We also could get by without multi-memory support if we could do the same "allocate a growable memory instance" and "use this memory instance during module instantiation" - we'd then assign the stack offsets ourselves and have all modules share the same exact memory. In browser land this would be like having a SharedArrayBuffer that all loaded wasm modules used - which would be useful (in my previous life I worked on Google Maps and wanted the same feature there for multithreaded decoding into staging buffers for GPU upload).

(posted some more details about what we are doing here: https://github.com/google/iree/issues/2863#issuecomment-881572348, which shows where multi-memory may help)

benvanik commented 3 years ago

The other thing multi-memory may allow in the future is importing of large read-only constant buffers. In ML inference this would be things like your model weights (which can be 10-100MB, or much larger 2GB). Today we would need to copy those into the wasm-accessible memory - which is similar to what we need to do for GPUs with discrete memory - but it'd be nice to not have to given that the bytes already exist.
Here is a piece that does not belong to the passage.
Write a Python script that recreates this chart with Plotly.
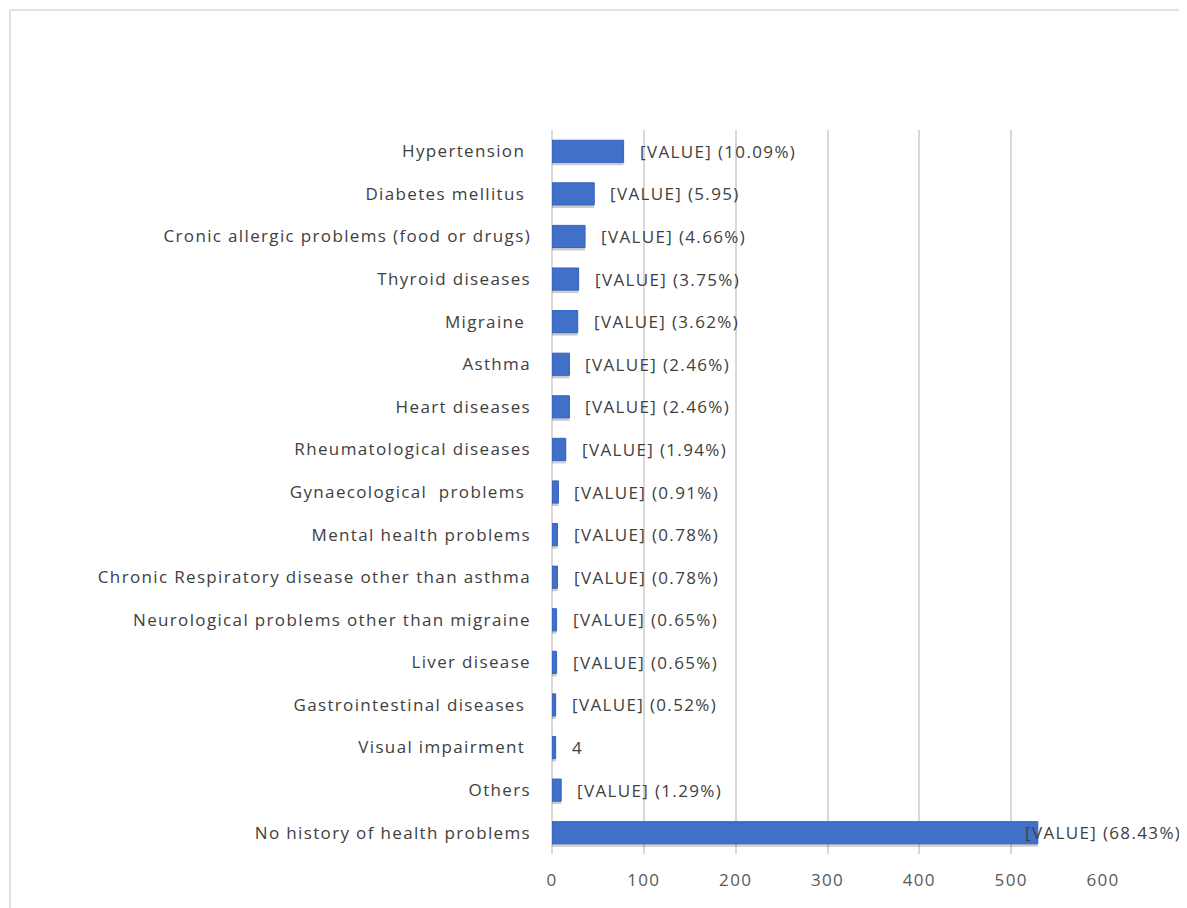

If we could create a wasm_memory_t with existing read-only contents then we could import that without the full alloc+copy.

mykmartin commented 3 years ago

fyi the wasmtime team have just added the multi-memory option in the C API: https://github.com/bytecodealliance/wasmtime/issues/3066 - would that have an impact on the analysis in Scott's comment?

benvanik commented 3 years ago

fyi the wasmtime team have just added the multi-memory option in the C API

Nice! That would require a small bit of compiler work to enable (just tagging LLVM pointers with the right address space, I believe) but nothing major - then we could evaluate an allocator that sliced from a wasm memory block and import that into each executable in the prototype wasmtime implementation Scott has.

aaron-schneider commented 1 year ago

Ho there! This bug hasn't been updated in a long time. Good intentions and all, but we're moving this to the backlog. Feel free to bring it back if you think there's a reasonable chance it'll get worked on in the next 6mo!